Mas a desconfiança quanto à qualidade da escola só acabou dois anos mais tarde, quando, ao ingressar na Universidade Federal, vi que metade da sala vinha da mesma escola que eu, da mesma Fundação Nokia.
A dedicação semi-integral tornava a experiência tão intensa e puxada, que não havia como um aluno formar-se lá e não ser aprovado de primeira nas melhores faculdades. Acordávamos todos os dias antes do amanhecer, às 5 da manhã, para pegar a rota que passava nos bairros, e saíamos às 5 da tarde.
Ninguém esquece as listas de exercício de Física de 100 questões, que valiam apenas 1 ponto na prova, e que, naquele tempo, escrevíamos em papel almaço (!) pra entregar.
O mesmo professor Gino Pieri, fotografado pela Cora e hoje compondo a Diretoria da FNE, me deu aula de Telefonia. Lembro que fui para o quarto bimestre precisando de dez para passar... e fui o único dez da sala! Ainda me recordo da coceira da grama do campo de futebol, onde deitei na hora do almoço para estudar, antes da prova.
Estes momentos não são lembranças aleatórias que trago à tona. Marcam. A moçada que cuida do futuro da nossa gente mexe com vidas. E, se depender da energia que recebem dos ex-alunos, estão no meio de uma aura de muita luz.
Não conheço viva alma que não sinta falta das partidas de tênis (sim tínhamos quadra de tênis!), desafios de xadrez ou vôlei após o almoço, das cumplicidades nos laboratórios, nesse universo que consumia em nossas adolescências mais tempo diário do que as próprias famílias.

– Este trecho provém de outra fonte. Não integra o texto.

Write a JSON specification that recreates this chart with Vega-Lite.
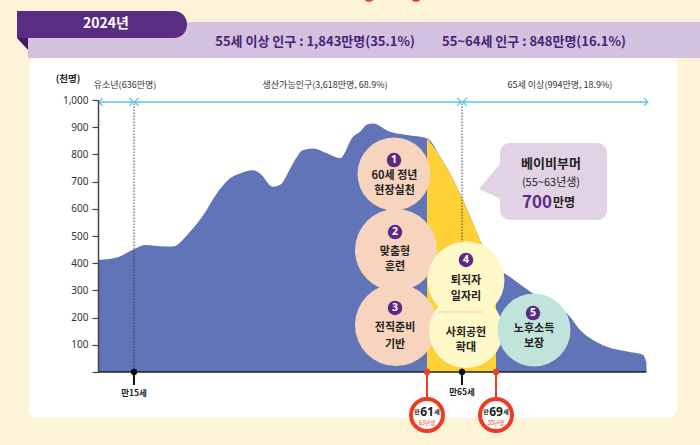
{
  "$schema": "https://vega.github.io/schema/vega-lite/v6.json",
  "width": 547,
  "height": 272,
  "autosize": {"type": "none"},
  "padding": {"left": 98, "top": 100, "right": 55, "bottom": 73},
  "background": "#FDF3D6",
  "config": {"view": {"stroke": null}, "font": "Noto Sans CJK KR"},
  "encoding": {
    "x": {"field": "age", "type": "quantitative", "axis": null,
      "scale": {"domain": [10, 15, 61, 65, 69, 100], "range": [0, 36, 329, 364, 398, 547], "nice": false, "zero": false}},
    "y": {"field": "v", "type": "quantitative",
      "scale": {"domain": [0, 1000], "nice": false, "zero": false},
      "axis": {"values": [0, 100, 200, 300, 400, 500, 600, 700, 800, 900, 1000], "format": ",.0f", "labelExpr": "datum.value == 0 ? '' : datum.label",
        "labelFont": "Noto Sans", "labelFontSize": 10, "labelColor": "#333333", "tickColor": "#444444", "tickSize": 6, "tickWidth": 1.2,
        "domainColor": "#444444", "domainWidth": 1.5, "grid": false, "title": null, "labelPadding": 4, "zindex": 1}}
  },
  "layer": [
    {"data": {"values": [{"age": 51.89, "v": 1382}, {"age": 59.27, "v": 1382}]},
     "mark": {"type": "point", "shape": "circle", "filled": true, "color": "#E8462F", "size": 144, "opacity": 1}},
    {"data": {"values": [{"age": 0.28, "age2": 112.5, "v": 1154.4, "v2": 1286.8}]},
     "mark": {"type": "rect", "color": "#D2C2DF"},
     "encoding": {"x2": {"field": "age2"}, "y2": {"field": "v2"}}},
    {"data": {"values": [{"age": -0.49, "v": 1205.9}]},
     "mark": {"type": "point", "shape": "M -0.92 -1 L 0.92 -1 L 0.92 1 Z", "filled": true, "color": "#3E1C5E", "size": 144, "opacity": 1}},
    {"data": {"values": [{"age": -1.25, "age2": 23.32, "v": 1227.9, "v2": 1327.2}]},
     "mark": {"type": "rect", "color": "#5A2D82", "cornerRadiusTopRight": 13, "cornerRadiusBottomRight": 13},
     "encoding": {"x2": {"field": "age2"}, "y2": {"field": "v2"}}},
    {"data": {"values": [{"age": 11.11, "v": 1279.4, "label": "2024년"}]},
     "mark": {"type": "text", "color": "white", "fontSize": 14, "fontWeight": "bold", "align": "center", "baseline": "middle"},
     "encoding": {"text": {"field": "label"}}},
    {"data": {"values": [{"age": 43.42, "v": 1213.2, "label": "55세 이상 인구 : 1,843만명(35.1%)"}, {"age": 76.91, "v": 1213.2, "label": "55~64세 인구 : 848만명(16.1%)"}]},
     "mark": {"type": "text", "color": "#4A2276", "fontSize": 13, "fontWeight": "bold", "align": "center", "baseline": "middle"},
     "encoding": {"text": {"field": "label"}}},
    {"data": {"values": [{"age": 0.42, "age2": 106.66, "v": -169.1, "v2": 1154.4}]},
     "mark": {"type": "rect", "color": "white", "cornerRadius": 8},
     "encoding": {"x2": {"field": "age2"}, "y2": {"field": "v2"}}},
    {"data": {"values": [{"age": 5.83, "v": 1077, "label": "(천명)"}]},
     "mark": {"type": "text", "color": "#222222", "fontSize": 9.5, "fontWeight": "bold", "align": "center", "baseline": "middle"},
     "encoding": {"text": {"field": "label"}}},
    {"data": {"values": [{"age": 13.75, "v": 1056, "label": "유소년(636만명)"}, {"age": 45.0, "v": 1056, "label": "생산가능인구(3,618만명, 68.9%)"}, {"age": 82.3, "v": 1056, "label": "65세 이상(994만명, 18.9%)"}]},
     "mark": {"type": "text", "color": "#333333", "fontSize": 9, "align": "center", "baseline": "middle"},
     "encoding": {"text": {"field": "label"}}},
    {"data": {"name": "pop", "values": [
      {"age": 10, "v": 412}, {"age": 12.64, "v": 421}, {"age": 15, "v": 451}, {"age": 16.73, "v": 467}, {"age": 19.08, "v": 462},
      {"age": 21.12, "v": 461}, {"age": 23.32, "v": 503}, {"age": 25.83, "v": 575}, {"age": 28.03, "v": 657}, {"age": 30.07, "v": 712},
      {"age": 31.64, "v": 730}, {"age": 33.68, "v": 742}, {"age": 34.78, "v": 730}, {"age": 36.82, "v": 681}, {"age": 37.92, "v": 688},
      {"age": 39.96, "v": 767}, {"age": 41.53, "v": 816}, {"age": 43.1, "v": 822}, {"age": 45.3, "v": 804}, {"age": 47.34, "v": 786},
      {"age": 49.38, "v": 865}, {"age": 50.48, "v": 883}, {"age": 51.58, "v": 910}, {"age": 52.52, "v": 914}, {"age": 55.19, "v": 883},
      {"age": 57.86, "v": 871}, {"age": 61, "v": 859}, {"age": 62.49, "v": 792}, {"age": 63.63, "v": 730}, {"age": 65.12, "v": 632},
      {"age": 66.29, "v": 547}, {"age": 67.47, "v": 461}, {"age": 69, "v": 381}, {"age": 71.29, "v": 357}, {"age": 74.62, "v": 314},
      {"age": 79.2, "v": 258}, {"age": 84.4, "v": 203}, {"age": 86.48, "v": 154}, {"age": 89.18, "v": 118}, {"age": 92.1, "v": 93},
      {"age": 96.26, "v": 75}, {"age": 99.59, "v": 63}, {"age": 100.3, "v": 35}]},
     "mark": {"type": "area", "color": "#6074B7", "interpolate": "monotone"}},
    {"data": {"name": "pop"},
     "transform": [{"filter": "datum.age >= 61 && datum.age <= 69"}],
     "mark": {"type": "area", "color": "#FED236", "interpolate": "monotone"}},
    {"data": {"values": [{"age": 15, "v": 0, "v2": 993}, {"age": 65, "v": 0, "v2": 993}]},
     "mark": {"type": "rule", "color": "#333333", "strokeWidth": 0.9, "strokeDash": [1.5, 1.5]},
     "encoding": {"y2": {"field": "v2"}}},
    {"data": {"values": [{"age": 10, "age2": 100.6, "v": 993}]},
     "mark": {"type": "rule", "color": "#5DC1EA", "strokeWidth": 1.5},
     "encoding": {"x2": {"field": "age2"}}},
    {"data": {"values": [{"age": 10.1, "v": 993}, {"age": 15.1, "v": 993}, {"age": 65.1, "v": 993}]},
     "mark": {"type": "point", "shape": "M 1 -1 L 0 0 L 1 1", "filled": false, "color": "#5DC1EA", "strokeWidth": 1.3, "size": 64, "opacity": 1}},
    {"data": {"values": [{"age": 14.9, "v": 993}, {"age": 64.9, "v": 993}, {"age": 100.6, "v": 993}]},
     "mark": {"type": "point", "shape": "M -1 -1 L 0 0 L -1 1", "filled": false, "color": "#5DC1EA", "strokeWidth": 1.3, "size": 64, "opacity": 1}},
    {"data": {"values": [{"age": 69.83, "age2": 92.1, "v": 558.8, "v2": 841.9}]},
     "mark": {"type": "rect", "color": "#E2D2E6", "cornerRadius": 10},
     "encoding": {"x2": {"field": "age2"}, "y2": {"field": "v2"}}},
    {"data": {"values": [{"age": 69.83, "v": 705.9}]},
     "mark": {"type": "point", "shape": "M -1.05 0.45 L 0.15 -1 L 0.15 1 Z", "filled": true, "color": "#E2D2E6", "size": 1600, "opacity": 1}},
    {"data": {"values": [{"age": 80.44, "v": 764.7, "label": "베이비부머"}]},
     "mark": {"type": "text", "color": "#231F20", "fontSize": 13, "fontWeight": "bold", "align": "center", "baseline": "middle"},
     "encoding": {"text": {"field": "label"}}},
    {"data": {"values": [{"age": 80.44, "v": 694.9, "label": "(55~63년생)"}]},
     "mark": {"type": "text", "color": "#231F20", "fontSize": 11, "align": "center", "baseline": "middle"},
     "encoding": {"text": {"field": "label"}}},
    {"data": {"values": [{"age": 80.65, "v": 621.3, "label": "700"}]},
     "mark": {"type": "text", "color": "#5C2A85", "fontSize": 17, "fontWeight": "bold", "align": "right", "baseline": "middle"},
     "encoding": {"text": {"field": "label"}}},
    {"data": {"values": [{"age": 80.65, "v": 621.3, "label": "만명"}]},
     "mark": {"type": "text", "color": "#231F20", "fontSize": 12, "fontWeight": "bold", "align": "left", "baseline": "middle", "dx": 1},
     "encoding": {"text": {"field": "label"}}},
    {"data": {"values": [{"age": 55.82, "v": 727.9}]},
     "mark": {"type": "point", "shape": "circle", "filled": true, "color": "#F6D4BD", "size": 5329, "opacity": 1}},
    {"data": {"values": [{"age": 56.13, "v": 448.5}, {"age": 56.13, "v": 172.8}]},
     "mark": {"type": "point", "shape": "circle", "filled": true, "color": "#F6D4BD", "size": 6724, "opacity": 1}},
    {"data": {"values": [{"age": 65.47, "v": 338.2}]},
     "mark": {"type": "point", "shape": "circle", "filled": true, "color": "#FFF8C9", "size": 5929, "opacity": 1}},
    {"data": {"values": [{"age": 65.47, "v": 150.7}]},
     "mark": {"type": "point", "shape": "circle", "filled": true, "color": "#FFF8C9", "size": 5476, "opacity": 1}},
    {"data": {"values": [{"age": 76.91, "v": 154.4}]},
     "mark": {"type": "point", "shape": "circle", "filled": true, "color": "#C0E4DC", "size": 5329, "opacity": 1}},
    {"data": {"values": [{"age": 62.26, "age2": 67.47, "v": 220.6}]},
     "mark": {"type": "rule", "color": "#E4D7A2", "strokeWidth": 1},
     "encoding": {"x2": {"field": "age2"}}},
    {"data": {"values": [{"age": 55.82, "v": 779.4, "label": "1"}, {"age": 55.98, "v": 514.7, "label": "2"}, {"age": 55.98, "v": 235.3, "label": "3"}, {"age": 65.47, "v": 411.8, "label": "4"}, {"age": 76.7, "v": 216.9, "label": "5"}]},
     "mark": {"type": "point", "shape": "circle", "filled": true, "color": "#5C2A85", "size": 210, "opacity": 1}},
    {"data": {"values": [{"age": 55.82, "v": 779.4, "label": "1"}, {"age": 55.98, "v": 514.7, "label": "2"}, {"age": 55.98, "v": 235.3, "label": "3"}, {"age": 65.47, "v": 411.8, "label": "4"}, {"age": 76.7, "v": 216.9, "label": "5"}]},
     "mark": {"type": "text", "color": "white", "fontSize": 10.5, "fontWeight": "bold", "align": "center", "baseline": "middle", "font": "Noto Sans"},
     "encoding": {"text": {"field": "label"}}},
    {"data": {"values": [
      {"age": 55.9, "v": 720.6, "label": "60세 정년"}, {"age": 55.9, "v": 665.4, "label": "현장실천"},
      {"age": 55.98, "v": 441.2, "label": "맞춤형"}, {"age": 55.98, "v": 386.0, "label": "훈련"},
      {"age": 55.98, "v": 161.8, "label": "전직준비"}, {"age": 55.98, "v": 99.3, "label": "기반"},
      {"age": 65.47, "v": 334.6, "label": "퇴직자"}, {"age": 65.47, "v": 275.7, "label": "일자리"},
      {"age": 65.47, "v": 143.4, "label": "사회공헌"}, {"age": 65.47, "v": 88.2, "label": "확대"},
      {"age": 76.91, "v": 158.1, "label": "노후소득"}, {"age": 76.91, "v": 102.9, "label": "보장"}]},
     "mark": {"type": "text", "color": "#231F20", "fontSize": 11, "fontWeight": "bold", "align": "center", "baseline": "middle"},
     "encoding": {"text": {"field": "label"}}},
    {"data": {"values": [{"age": 10, "age2": 100.3, "v": 0}]},
     "mark": {"type": "rule", "color": "#222222", "strokeWidth": 1.6},
     "encoding": {"x2": {"field": "age2"}}},
    {"data": {"values": [{"age": 15, "v": 0, "v2": -48}, {"age": 65, "v": 0, "v2": -48}]},
     "mark": {"type": "rule", "color": "#111111", "strokeWidth": 2},
     "encoding": {"y2": {"field": "v2"}}},
    {"data": {"values": [{"age": 15, "v": 0}, {"age": 65, "v": 0}]},
     "mark": {"type": "point", "shape": "circle", "filled": true, "color": "#111111", "size": 40, "opacity": 1}},
    {"data": {"values": [{"age": 15, "v": -77, "label": "만15세"}, {"age": 65, "v": -74, "label": "만65세"}]},
     "mark": {"type": "text", "color": "#222222", "fontSize": 8.5, "fontWeight": "bold", "align": "center", "baseline": "middle"},
     "encoding": {"text": {"field": "label"}}},
    {"data": {"values": [{"age": 61, "v": 0, "v2": -150}, {"age": 69, "v": 0, "v2": -150}]},
     "mark": {"type": "rule", "color": "#EE3B24", "strokeWidth": 2},
     "encoding": {"y2": {"field": "v2"}}},
    {"data": {"values": [{"age": 61, "v": 0}, {"age": 69, "v": 0}]},
     "mark": {"type": "point", "shape": "circle", "filled": true, "color": "#EE3B24", "size": 40, "opacity": 1}},
    {"data": {"values": [{"age": 61, "v": -158}, {"age": 69, "v": -158}]},
     "mark": {"type": "point", "shape": "circle", "filled": true, "fill": "white", "stroke": "#EE3B24", "strokeWidth": 4, "size": 1024, "opacity": 1}},
    {"data": {"values": [{"age": 61, "v": -147, "label": "61"}, {"age": 69, "v": -147, "label": "69"}]},
     "mark": {"type": "text", "color": "#222222", "fontSize": 12, "fontWeight": "bold", "align": "center", "baseline": "middle", "font": "Noto Sans"},
     "encoding": {"text": {"field": "label"}}},
    {"data": {"values": [{"age": 61, "v": -147, "label": "만"}, {"age": 69, "v": -147, "label": "만"}]},
     "mark": {"type": "text", "color": "#222222", "fontSize": 6, "fontWeight": "bold", "align": "center", "baseline": "middle", "dx": -10},
     "encoding": {"text": {"field": "label"}}},
    {"data": {"values": [{"age": 61, "v": -147, "label": "세"}, {"age": 69, "v": -147, "label": "세"}]},
     "mark": {"type": "text", "color": "#222222", "fontSize": 6, "fontWeight": "bold", "align": "center", "baseline": "middle", "dx": 10},
     "encoding": {"text": {"field": "label"}}},
    {"data": {"values": [{"age": 61, "v": -186, "label": "63년생"}, {"age": 69, "v": -186, "label": "55년생"}]},
     "mark": {"type": "text", "color": "#EE3B24", "fontSize": 5.5, "align": "center", "baseline": "middle"},
     "encoding": {"text": {"field": "label"}}}
  ]
}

Durante o discurso de Olli-Pekka na festa da Nokia, eu percebia e entendia, ao longe, os pulinhos contidos de felicidade da diretora pedagógica Ana Rita Arruda, quando ele mencionava o sucesso da FNE no exame do ENEM, ficando 20 pontos acima da média nacional.
Por trás daquela alegria não estavam apenas números ou estatísticas, estavam vidas que este grupo pedagógico alavancou e vem alavancando com profissionalismo, qualidade e dedicação diária.
Da escola sai anualmente um grupo de profissionais competentes, que preenchem hoje posições estratégicas na sociedade, e que devem, como mínima prova de gratidão, prestar homenagem a quem ainda acredita e dedica um tempo valioso da sua vida ao investimento mais rentável que se conhece: a educação."